I was wandering the fabulous and overwhelming floor at the last AWP in Seattle and I saw the booth for ACX (Audiobook Creation Exchange).  (To be honest, I was showing off a little, flashing the print and kindle versions I had created next door at the Amazon booth.)  I talked with the nice folks there and they were tremendously helpful, and they gave me a pamphlet to follow up online after the conference.

So what ACX is is a dating service for authors and voice actors.  You put your project up, voice talent offers auditions, you choose each other, you agree on terms (either a flat fee or 50/50, usually), and then the site guides you through the process of creating the work.  It’s also connected with Amazon and Audible and iTunes, so your work automatically has distribution ~ that is linked to the listing you already have.

So I put up my short story collection for voice actors to audition for, and right away ~ within 24 hours ~ P. J. Morgan auditioned.  I was nervous about it.  I mean, I didn’t want someone who was going to have the traditional radio voice.  HEH, YOU OUT THERE, MY VOICE IS ANNOYINGY LOUD AND PERKY!!  That is not the Wyoming sensibility at all.  We’re laid back and laconic and understated.  But P. J. just nailed it right out of the gate.  She’s amazing that way.  When I first heard her voice reading the words I had written, I got tears in my eyes. Not only that, she’s just a really great person and very professional and I am so lucky!

I didn’t wait.  I immediately accepted her five-minute audition and we agreed to work together. I didn’t get any other auditions ~ but I didn’t give anyone time either.  And so over the next couple months I gave P. J. a script with any clarification I thought she might need and she produced the audiobook. And did such an amazing job.  I had to only offer a few pronunciation corrections ~ which she made ~ and she made me realize I’d been pronouncing a few words wrong. Who knew the weed kochia is pronounced “ko-KEE-uh” rather than “ko-CHEE-uh” as I had been doing for years?

I have to tell you: I went down the hole of depression in the middle of the process and I did that horrible thing ~ I was unresponsive for a while.  I apologize now and forever to P. J. for it! She got the production done and I didn’t give her feedback for a couple of months. Sorry, P. J.!!
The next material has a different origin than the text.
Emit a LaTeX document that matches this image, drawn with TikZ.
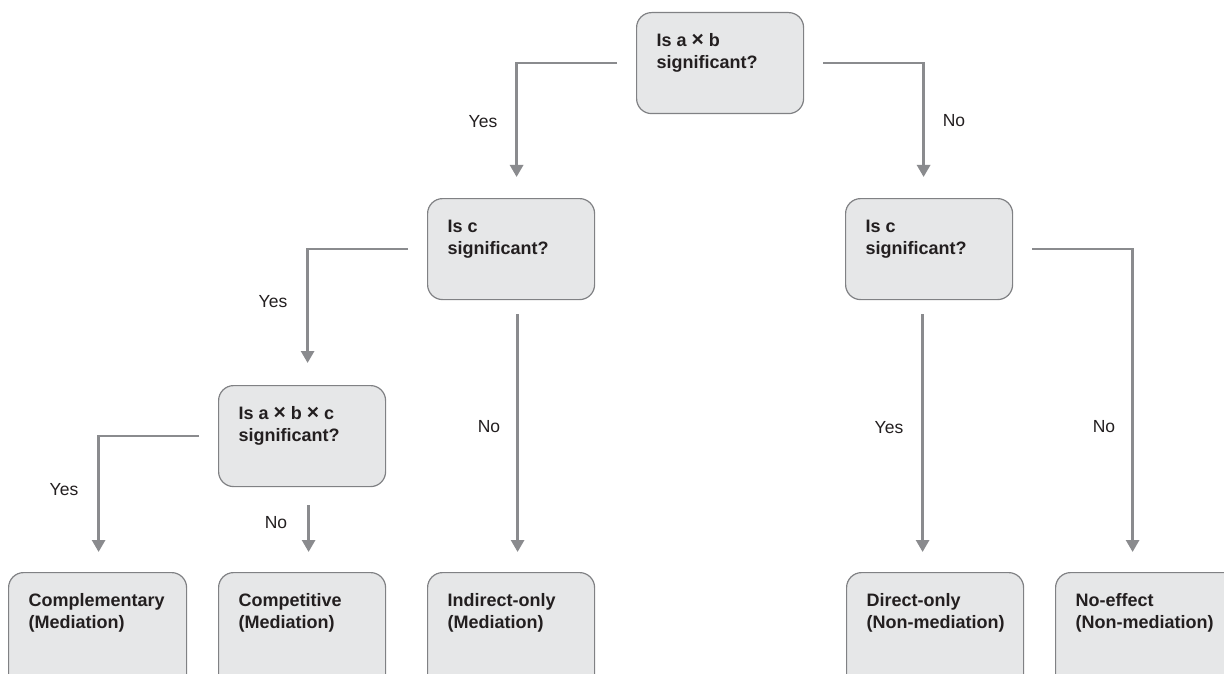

Let me see if I can describe how I felt.  I’m predisposed to be social phobic when this happens.  For whatever reason, it’s email that gets me.  I think about responding to someone who needs someone from me via email ~ even if it’s just a note saying, “Got your email. Everything’s good.” ~ and I have a bout of emotional anxiety.  So I had that going on, plus hearing your words spoken is a wonderful but also nerve-wracking thing.  I can’t tell you how amazing it was to listen to it, but then, because of my frame of mind, I got very nervous. Something about the concreteness of it all.  I don’t know how to describe it.  It’s as if I don’t deserve to take other people’s time and why would I have anything to say anyway? All that childhood angst came back and heaped upon my head. 

So, in case you had any illusions about my stability …

Anyway, I eventually got past that and P. J. made the changes and here we are!  We have this amazing voicing of the words I set to paper, and I can’t tell you how wonderful that is.  P. J. is such an amazing professional and I am so lucky. Thank you, P. J., and thank you ACX for the service.